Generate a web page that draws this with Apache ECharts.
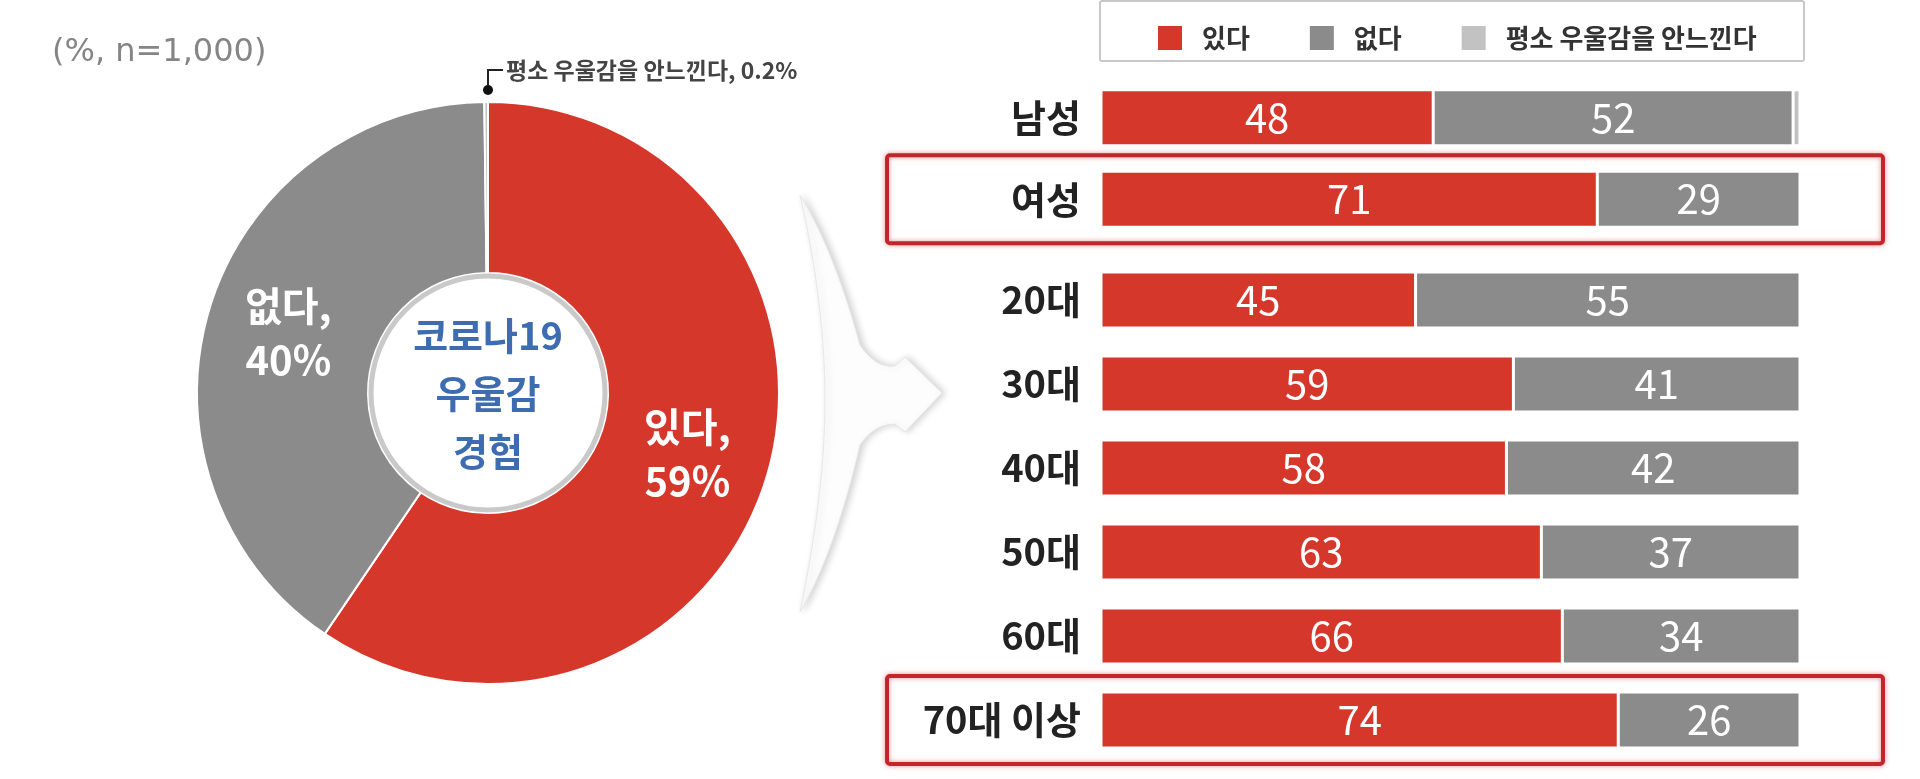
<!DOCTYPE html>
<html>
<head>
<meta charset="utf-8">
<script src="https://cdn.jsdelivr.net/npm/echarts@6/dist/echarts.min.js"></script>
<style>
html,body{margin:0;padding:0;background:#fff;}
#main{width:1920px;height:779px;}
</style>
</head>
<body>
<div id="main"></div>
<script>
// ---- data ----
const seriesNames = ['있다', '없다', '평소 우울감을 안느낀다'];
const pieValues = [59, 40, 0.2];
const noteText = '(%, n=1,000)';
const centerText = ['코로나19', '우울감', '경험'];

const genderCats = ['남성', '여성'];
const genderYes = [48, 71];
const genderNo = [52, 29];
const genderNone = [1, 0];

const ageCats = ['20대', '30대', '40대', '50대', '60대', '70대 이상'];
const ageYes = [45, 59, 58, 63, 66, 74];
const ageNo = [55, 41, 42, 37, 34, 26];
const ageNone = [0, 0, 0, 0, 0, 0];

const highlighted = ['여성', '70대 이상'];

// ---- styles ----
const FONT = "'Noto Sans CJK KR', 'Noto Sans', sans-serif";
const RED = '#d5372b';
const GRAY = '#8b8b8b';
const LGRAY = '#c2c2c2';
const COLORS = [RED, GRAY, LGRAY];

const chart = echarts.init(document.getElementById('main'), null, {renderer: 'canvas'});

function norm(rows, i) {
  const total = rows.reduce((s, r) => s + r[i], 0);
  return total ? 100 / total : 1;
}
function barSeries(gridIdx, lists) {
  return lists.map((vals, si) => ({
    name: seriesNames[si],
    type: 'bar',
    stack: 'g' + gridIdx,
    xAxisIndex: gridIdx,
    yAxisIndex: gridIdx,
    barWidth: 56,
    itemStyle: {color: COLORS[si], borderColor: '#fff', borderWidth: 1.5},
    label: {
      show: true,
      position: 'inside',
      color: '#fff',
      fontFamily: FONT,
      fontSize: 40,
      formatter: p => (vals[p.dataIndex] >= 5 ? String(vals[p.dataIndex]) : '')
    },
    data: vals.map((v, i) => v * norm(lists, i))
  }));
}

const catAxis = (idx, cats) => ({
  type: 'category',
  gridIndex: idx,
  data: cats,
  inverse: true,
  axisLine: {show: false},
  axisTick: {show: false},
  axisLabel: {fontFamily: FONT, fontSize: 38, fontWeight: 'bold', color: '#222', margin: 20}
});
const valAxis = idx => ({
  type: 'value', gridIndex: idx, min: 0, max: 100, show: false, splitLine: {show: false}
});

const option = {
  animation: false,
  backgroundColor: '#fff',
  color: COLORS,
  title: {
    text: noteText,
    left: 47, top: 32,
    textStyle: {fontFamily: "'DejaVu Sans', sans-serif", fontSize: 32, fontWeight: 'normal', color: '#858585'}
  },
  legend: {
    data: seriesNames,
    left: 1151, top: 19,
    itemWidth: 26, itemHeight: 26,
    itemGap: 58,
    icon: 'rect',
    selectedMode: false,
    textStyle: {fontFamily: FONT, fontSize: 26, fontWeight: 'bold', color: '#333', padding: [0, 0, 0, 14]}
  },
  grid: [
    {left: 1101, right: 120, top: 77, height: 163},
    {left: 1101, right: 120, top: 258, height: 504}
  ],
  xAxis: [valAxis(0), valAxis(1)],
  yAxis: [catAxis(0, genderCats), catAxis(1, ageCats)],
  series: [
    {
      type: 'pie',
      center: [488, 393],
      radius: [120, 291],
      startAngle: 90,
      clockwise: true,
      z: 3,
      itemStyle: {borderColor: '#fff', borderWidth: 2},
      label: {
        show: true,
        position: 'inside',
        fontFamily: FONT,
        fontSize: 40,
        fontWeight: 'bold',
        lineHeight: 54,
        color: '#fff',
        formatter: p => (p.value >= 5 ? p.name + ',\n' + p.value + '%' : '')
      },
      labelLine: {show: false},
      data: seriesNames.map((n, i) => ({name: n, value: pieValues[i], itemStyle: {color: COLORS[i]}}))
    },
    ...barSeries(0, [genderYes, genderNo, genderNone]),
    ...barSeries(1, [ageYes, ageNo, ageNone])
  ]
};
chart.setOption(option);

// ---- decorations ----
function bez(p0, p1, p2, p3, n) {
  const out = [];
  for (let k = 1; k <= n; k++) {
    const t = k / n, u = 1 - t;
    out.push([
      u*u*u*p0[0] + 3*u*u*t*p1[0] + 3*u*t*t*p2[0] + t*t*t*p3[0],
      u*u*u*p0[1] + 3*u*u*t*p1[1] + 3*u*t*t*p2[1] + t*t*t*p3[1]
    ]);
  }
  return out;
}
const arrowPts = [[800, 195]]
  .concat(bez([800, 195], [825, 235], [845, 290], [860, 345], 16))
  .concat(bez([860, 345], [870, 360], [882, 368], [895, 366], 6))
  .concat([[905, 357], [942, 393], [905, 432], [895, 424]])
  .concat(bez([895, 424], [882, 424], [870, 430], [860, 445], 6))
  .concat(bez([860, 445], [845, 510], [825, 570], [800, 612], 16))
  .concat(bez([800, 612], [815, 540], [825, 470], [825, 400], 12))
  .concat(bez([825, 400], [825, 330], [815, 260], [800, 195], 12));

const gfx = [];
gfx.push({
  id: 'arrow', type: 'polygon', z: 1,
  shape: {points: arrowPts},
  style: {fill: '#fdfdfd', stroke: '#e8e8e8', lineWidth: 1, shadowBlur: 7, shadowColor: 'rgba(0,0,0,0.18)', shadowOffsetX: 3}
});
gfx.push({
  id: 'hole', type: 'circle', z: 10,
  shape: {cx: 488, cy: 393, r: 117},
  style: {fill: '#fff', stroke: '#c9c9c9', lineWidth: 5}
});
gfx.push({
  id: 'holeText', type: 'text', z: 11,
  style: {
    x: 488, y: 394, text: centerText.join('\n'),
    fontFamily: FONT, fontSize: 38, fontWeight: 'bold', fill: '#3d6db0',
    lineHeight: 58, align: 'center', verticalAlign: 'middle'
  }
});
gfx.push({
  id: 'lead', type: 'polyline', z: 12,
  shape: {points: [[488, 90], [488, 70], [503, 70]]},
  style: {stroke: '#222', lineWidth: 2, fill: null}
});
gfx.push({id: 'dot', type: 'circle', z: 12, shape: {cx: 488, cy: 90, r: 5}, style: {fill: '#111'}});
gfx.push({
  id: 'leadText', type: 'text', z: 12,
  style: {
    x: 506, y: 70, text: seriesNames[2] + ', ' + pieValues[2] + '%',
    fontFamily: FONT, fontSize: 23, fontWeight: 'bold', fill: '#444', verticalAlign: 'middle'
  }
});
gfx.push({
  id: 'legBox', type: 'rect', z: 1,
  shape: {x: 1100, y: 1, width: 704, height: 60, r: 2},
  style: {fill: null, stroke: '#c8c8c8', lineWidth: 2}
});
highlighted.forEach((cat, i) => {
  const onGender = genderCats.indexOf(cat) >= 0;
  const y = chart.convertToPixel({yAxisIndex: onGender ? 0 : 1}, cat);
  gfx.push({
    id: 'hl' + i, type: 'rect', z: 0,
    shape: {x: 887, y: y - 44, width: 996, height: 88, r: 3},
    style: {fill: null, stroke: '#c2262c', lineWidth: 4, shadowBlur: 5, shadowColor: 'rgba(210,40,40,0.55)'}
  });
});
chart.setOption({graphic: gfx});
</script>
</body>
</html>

--

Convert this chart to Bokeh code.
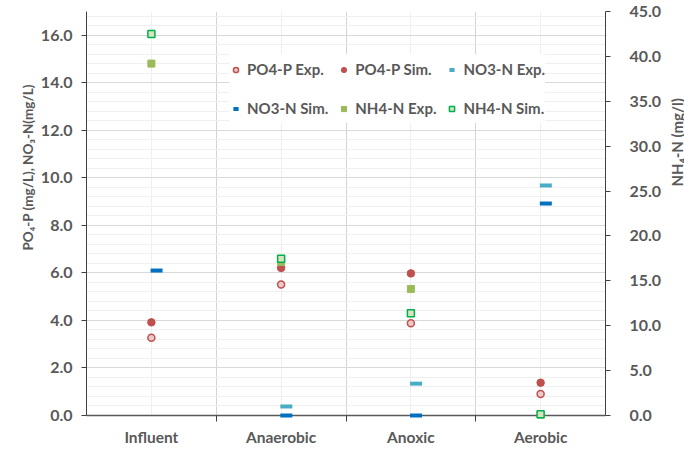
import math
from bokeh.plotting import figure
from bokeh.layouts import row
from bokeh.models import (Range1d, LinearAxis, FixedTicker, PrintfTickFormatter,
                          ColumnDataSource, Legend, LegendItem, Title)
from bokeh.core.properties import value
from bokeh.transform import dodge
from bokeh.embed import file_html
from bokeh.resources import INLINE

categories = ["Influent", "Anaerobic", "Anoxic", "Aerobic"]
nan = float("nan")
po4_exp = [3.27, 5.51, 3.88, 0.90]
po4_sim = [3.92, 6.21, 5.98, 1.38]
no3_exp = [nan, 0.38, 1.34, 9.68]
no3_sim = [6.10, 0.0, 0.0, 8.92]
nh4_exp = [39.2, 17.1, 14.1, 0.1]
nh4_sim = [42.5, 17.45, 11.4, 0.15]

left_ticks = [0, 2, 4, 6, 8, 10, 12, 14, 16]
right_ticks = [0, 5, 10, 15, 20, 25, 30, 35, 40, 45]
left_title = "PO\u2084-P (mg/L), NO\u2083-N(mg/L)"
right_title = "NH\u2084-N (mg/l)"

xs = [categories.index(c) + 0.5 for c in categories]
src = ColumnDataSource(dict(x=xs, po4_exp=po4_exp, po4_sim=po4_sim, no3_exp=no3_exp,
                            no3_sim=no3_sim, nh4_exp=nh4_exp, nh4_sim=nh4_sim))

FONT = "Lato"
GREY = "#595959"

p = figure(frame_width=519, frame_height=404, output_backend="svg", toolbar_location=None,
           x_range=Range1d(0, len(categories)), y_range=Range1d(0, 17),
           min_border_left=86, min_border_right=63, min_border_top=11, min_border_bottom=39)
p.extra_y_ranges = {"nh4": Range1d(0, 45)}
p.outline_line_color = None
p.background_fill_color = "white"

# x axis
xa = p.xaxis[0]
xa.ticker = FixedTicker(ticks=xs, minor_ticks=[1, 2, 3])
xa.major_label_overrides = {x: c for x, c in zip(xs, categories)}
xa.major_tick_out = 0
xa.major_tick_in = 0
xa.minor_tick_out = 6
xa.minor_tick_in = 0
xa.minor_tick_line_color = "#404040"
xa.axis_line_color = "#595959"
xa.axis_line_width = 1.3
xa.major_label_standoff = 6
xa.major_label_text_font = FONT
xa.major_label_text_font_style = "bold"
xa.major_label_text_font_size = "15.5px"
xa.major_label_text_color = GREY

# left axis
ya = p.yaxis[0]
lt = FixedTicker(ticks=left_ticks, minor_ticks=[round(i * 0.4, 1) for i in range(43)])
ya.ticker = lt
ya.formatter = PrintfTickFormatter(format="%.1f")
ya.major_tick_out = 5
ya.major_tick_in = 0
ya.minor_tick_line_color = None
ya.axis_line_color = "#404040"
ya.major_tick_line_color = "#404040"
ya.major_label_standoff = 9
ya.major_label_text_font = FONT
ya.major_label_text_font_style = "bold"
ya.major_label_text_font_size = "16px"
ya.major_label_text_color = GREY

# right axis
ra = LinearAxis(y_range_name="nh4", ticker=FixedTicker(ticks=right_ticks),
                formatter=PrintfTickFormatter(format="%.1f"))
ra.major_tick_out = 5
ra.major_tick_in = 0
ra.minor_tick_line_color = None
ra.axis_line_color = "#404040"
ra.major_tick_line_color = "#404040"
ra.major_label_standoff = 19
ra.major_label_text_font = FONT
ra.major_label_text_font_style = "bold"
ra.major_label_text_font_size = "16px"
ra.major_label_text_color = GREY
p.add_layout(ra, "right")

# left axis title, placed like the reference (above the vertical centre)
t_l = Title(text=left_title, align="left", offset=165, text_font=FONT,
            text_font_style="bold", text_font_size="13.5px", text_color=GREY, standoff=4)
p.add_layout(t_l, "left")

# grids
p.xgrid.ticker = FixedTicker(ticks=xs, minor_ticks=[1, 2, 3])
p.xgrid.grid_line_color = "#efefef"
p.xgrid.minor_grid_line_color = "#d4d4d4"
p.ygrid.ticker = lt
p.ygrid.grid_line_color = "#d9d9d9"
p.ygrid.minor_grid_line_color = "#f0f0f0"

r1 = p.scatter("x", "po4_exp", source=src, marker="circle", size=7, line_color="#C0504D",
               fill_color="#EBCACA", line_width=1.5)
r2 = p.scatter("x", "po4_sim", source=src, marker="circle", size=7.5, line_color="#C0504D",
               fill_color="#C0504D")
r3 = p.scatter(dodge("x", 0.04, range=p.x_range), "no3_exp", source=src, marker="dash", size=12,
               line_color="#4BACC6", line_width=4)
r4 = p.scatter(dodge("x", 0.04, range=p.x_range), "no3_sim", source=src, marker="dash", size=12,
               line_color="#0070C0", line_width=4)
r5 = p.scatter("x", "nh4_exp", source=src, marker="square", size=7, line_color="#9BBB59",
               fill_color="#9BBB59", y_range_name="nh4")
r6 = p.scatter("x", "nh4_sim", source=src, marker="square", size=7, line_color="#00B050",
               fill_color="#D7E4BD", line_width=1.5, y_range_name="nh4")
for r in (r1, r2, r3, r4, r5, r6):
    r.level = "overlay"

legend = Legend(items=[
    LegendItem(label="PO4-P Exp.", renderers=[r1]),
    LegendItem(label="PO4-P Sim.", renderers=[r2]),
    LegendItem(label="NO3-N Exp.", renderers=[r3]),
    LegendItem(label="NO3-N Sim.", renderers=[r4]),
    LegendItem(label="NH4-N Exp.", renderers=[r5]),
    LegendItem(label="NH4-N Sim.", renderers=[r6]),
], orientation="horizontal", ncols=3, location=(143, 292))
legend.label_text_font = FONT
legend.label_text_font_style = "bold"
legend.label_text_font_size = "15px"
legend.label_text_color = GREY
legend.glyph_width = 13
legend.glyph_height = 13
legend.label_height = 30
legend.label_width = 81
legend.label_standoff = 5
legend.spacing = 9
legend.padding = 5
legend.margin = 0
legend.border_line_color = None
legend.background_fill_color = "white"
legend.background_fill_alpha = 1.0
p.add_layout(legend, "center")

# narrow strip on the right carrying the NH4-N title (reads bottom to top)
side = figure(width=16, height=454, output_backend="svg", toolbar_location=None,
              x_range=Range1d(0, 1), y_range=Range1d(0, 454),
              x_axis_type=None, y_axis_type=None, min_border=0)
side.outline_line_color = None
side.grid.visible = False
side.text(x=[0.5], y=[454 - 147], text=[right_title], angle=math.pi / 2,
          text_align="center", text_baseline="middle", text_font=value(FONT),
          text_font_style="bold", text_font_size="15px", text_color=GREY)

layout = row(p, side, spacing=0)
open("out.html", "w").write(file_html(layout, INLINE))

==

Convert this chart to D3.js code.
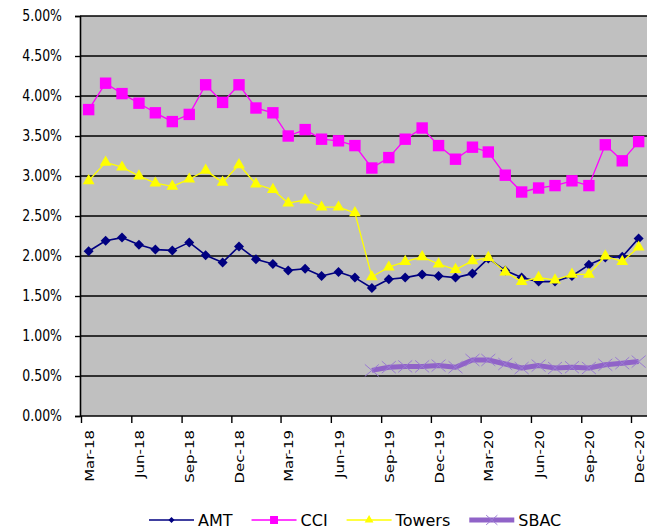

WRITTEN PROBLEM >> Give back exactly the lines from the one that holds "Convert this chart to Bokeh code." to the one that holds "from bokeh.resources import INLINE", with both ends and without the images.

THE RESULT >>
Convert this chart to Bokeh code.
import math
from bokeh.plotting import figure
from bokeh.layouts import row
from bokeh.models import (Range1d, LinearAxis, FixedTicker, PrintfTickFormatter,
                          ColumnDataSource, Legend, LegendItem, Title)
from bokeh.core.properties import value
from bokeh.transform import dodge
from bokeh.embed import file_html
from bokeh.resources import INLINE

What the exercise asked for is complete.